Dans la Déploration du Louvre, la Madeleine rappelle davantage la manière de Petrus Christus que celle de Rogier van der Weyden.
Dieric Bouts exploite et perfectionne les innovations essentielles de Petrus Christus.

Portrait d’un jeune-homme est imprégné de Rogier van der Weyden dans l’attitude du personnage, et en particulier par la position des mains et, influencé par jan van Eyck pour le mode d’éclairage, la prédominance du volume sur la ligne et par l’attention accordée au rendu des matières.

Aux yeux de Dieric Bouts, la peinture de Jan van Eyck est un bijou qui capte l’orient des perles et les feux des pierres précieuses qui expriment  la lumière divine.

Mais c’est au portrait de Petrus Christus que Dieric Bouts emprunte l’idée de placer son personnage dans l’angle d’une pièce comportant une fenêtre.
Il franchit cependant une étape, en supprimant le plafond et en ouvrant la fenêtre sur un paysage.

Un volet intérieur dissimule l’intersection du mur latéral et du mur du fond. Ainsi trois plans se coupent à angle droit et se transforment en un champ d’interaction entre l’intérieur et l’extérieur.
Cette innovation change l’apparence visuelle du portrait et son contenu psychologique.

Dans ce portrait la frontière entre l’extérieur et l’intérieur est devenue floue et tous les éléments baignant dans une lumière douce, l’esprit du regardeur n’est plus distrait par une multitude de détails et s’abandonne à une reposante impression d’unité générale.

Dieric Bouts recherche avec constance la fluidité de l’espace pictural pour atteindre un état d’âme, une atmosphère.

Alors que Rogier van der Weyden produisait des portraits de caractère, Dierick Bouts crée, un portait d’atmosphère.

Dans ce portrait, l’absence de tension dramatique communique une solennité silencieuse.

La raideur du personnage détourne l’attention du regardeur sur son visage, ses lèvres légèrement pincées, son regard suspendu…

En présentant le jeune-homme dans un environnement défini avec précision, Dieric Bouts rend accessible l’individualité de son modèle et permet au regardeur de se projeter.

En plaçant son modèle dans l’angle d’un intérieur naturaliste, Dieric Bouts oblige le regardeur à partager son attention entre la figure et le paysage.

Au lieu d’émerger des profondeurs de l’espace, le jeune-home se détache sur une surface teintée, presque blanche, dont le coté bi-dimensionnel est accentué par la gravure de la date sur le mur. La figure est traitée en termes de surface affectée par la lumière.

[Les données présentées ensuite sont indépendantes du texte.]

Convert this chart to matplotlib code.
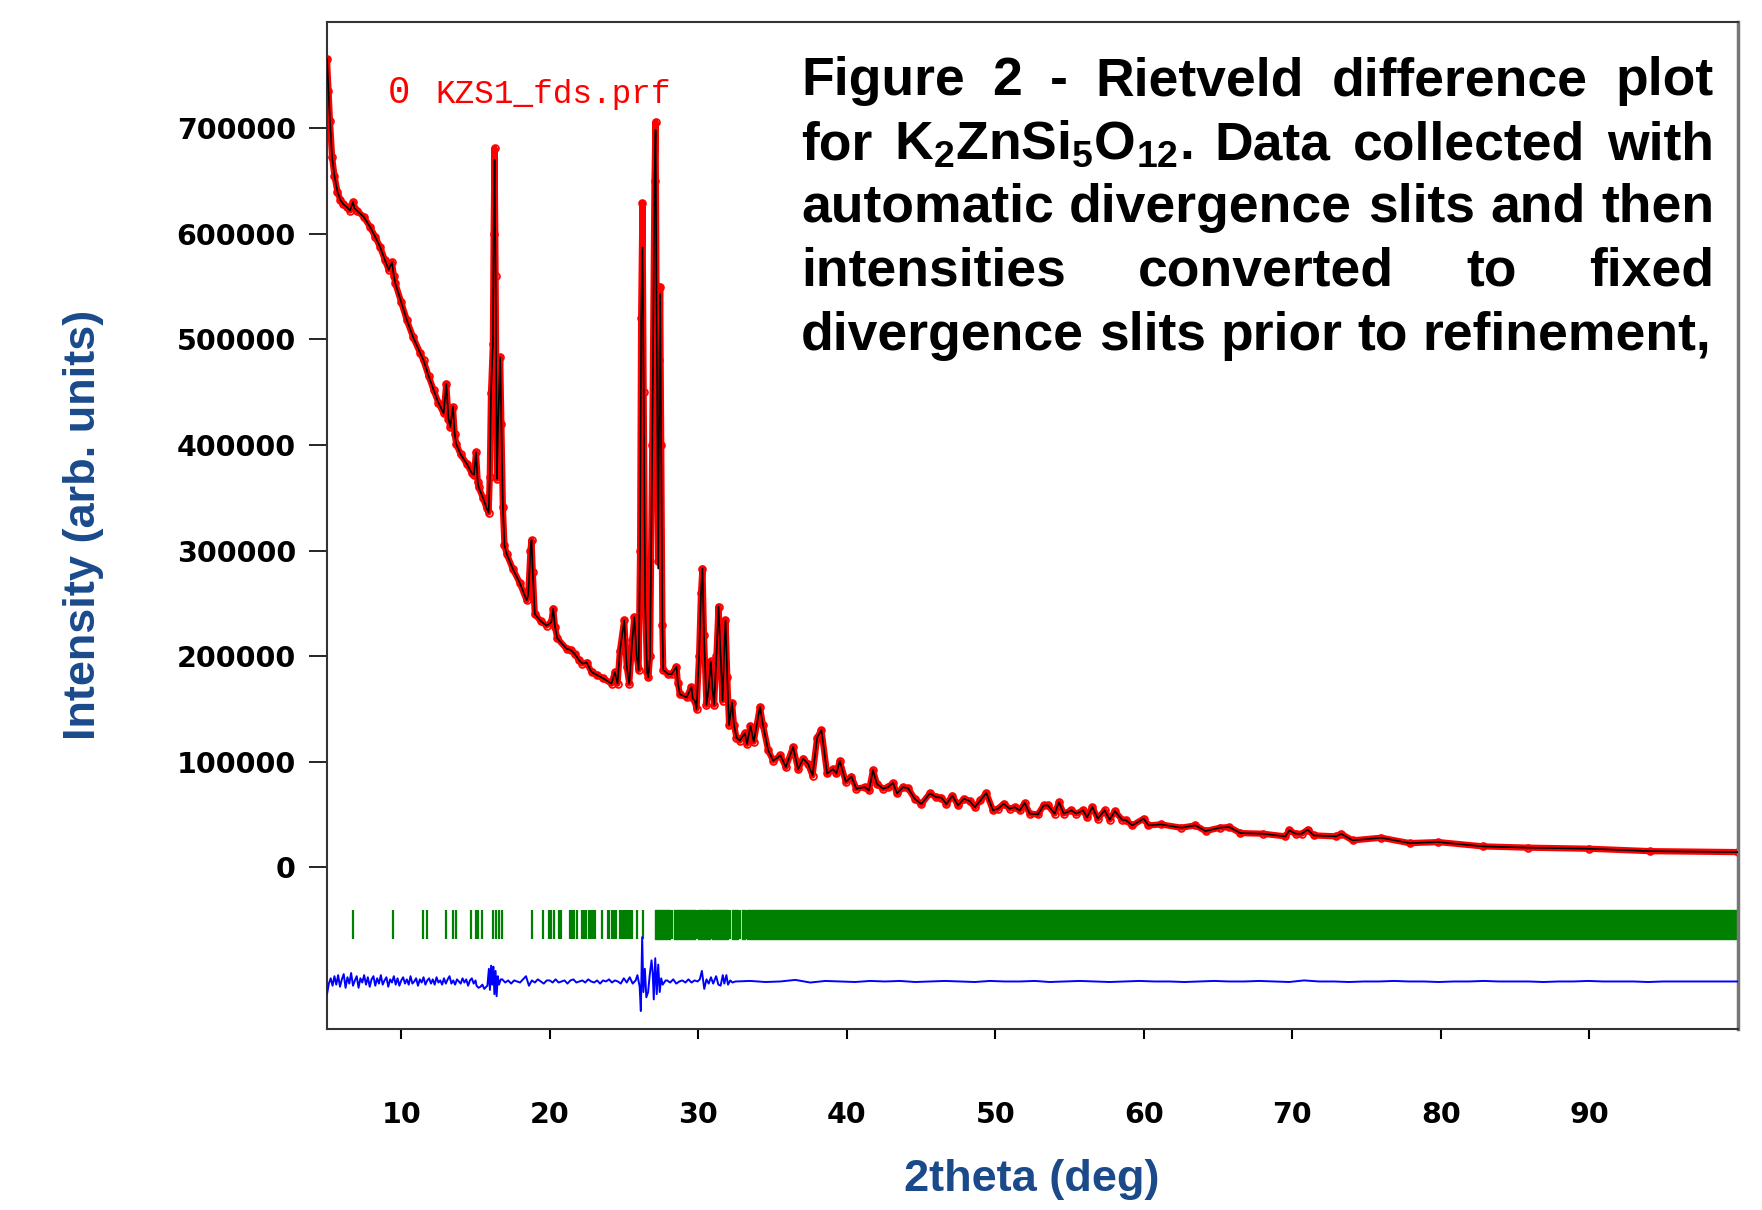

Le jeune-homme est policé, distingué et maître de lui-même.

Dieric Bouts met en valeur les traits distinctifs des gens bien nés, une ossature du visage accusée, un nez, des lèvres et des paupières au dessin net, des doigts longs et fins, une impression générale de délicatesse et de minceur. Les mains sont dans l’axe du visage, la paume de la main gauche repose sur le dos de la main droite.

Le regard traduit la conscience que le personnage a de sa dignité.

L’imagerie du paysage,
encadré par la fenêtre, montre un morceau de parc planté d’arbres et plus loin, dilué dans le bleu du ciel, un bosquet, une église et son clocher ; c’est une expression visuelle et symbolique en rapport avec le jeune-homme, le monde matériel et le monde spirituel. Ce paysage parle de la vie de la noblesse de la Renaissance.

Le jeune-homme se rapproche du côté matériel et terrestre de sa vie, il n’est pas en prière.
Le paysage personnalise l’œuvre.

Ce visage est un monde. Dieric Bouts exprime son trop plein, ce quelque chose en plus qui est l’âme.
Bouts a une préférence notable pour l’introspection plutôt que pour les manifestations dramatiques.

 

Conclusion

C’est une époque où se développe la mentalité des collectionneurs d’œuvres d’art qui génère d’actifs échanges. D’autre part les artistes voyagent.
Ces deux phénomènes ont pour conséquence de trouver des affinités entre le Nord et l’Italie. Et ainsi, entre Dieric Bouts et Piero della Francesca.

Si jan van Eyck représente un équilibre presque parfait, Rogier van der Weyden est un peintre de figures, aussi peu intéressé par le paysage que peut l’être un flamand et Dieric Bouts est un paysagiste aussi peu intéressé par les figures qu’il était possible à un artiste du XVe.

Dieric Bouts est le premier artiste qui introduit un paysage vu par une fenêtre dans ce Portrait d’un jeune-homme.

Il est le premier à progresser dans l’organisation et l’interprétation de l’espace de plein air.

En fonction de la qualité chromatique de la lumière, il imprègne ses paysages d’une atmosphère aussi perceptible que celle qui émane de ses figures.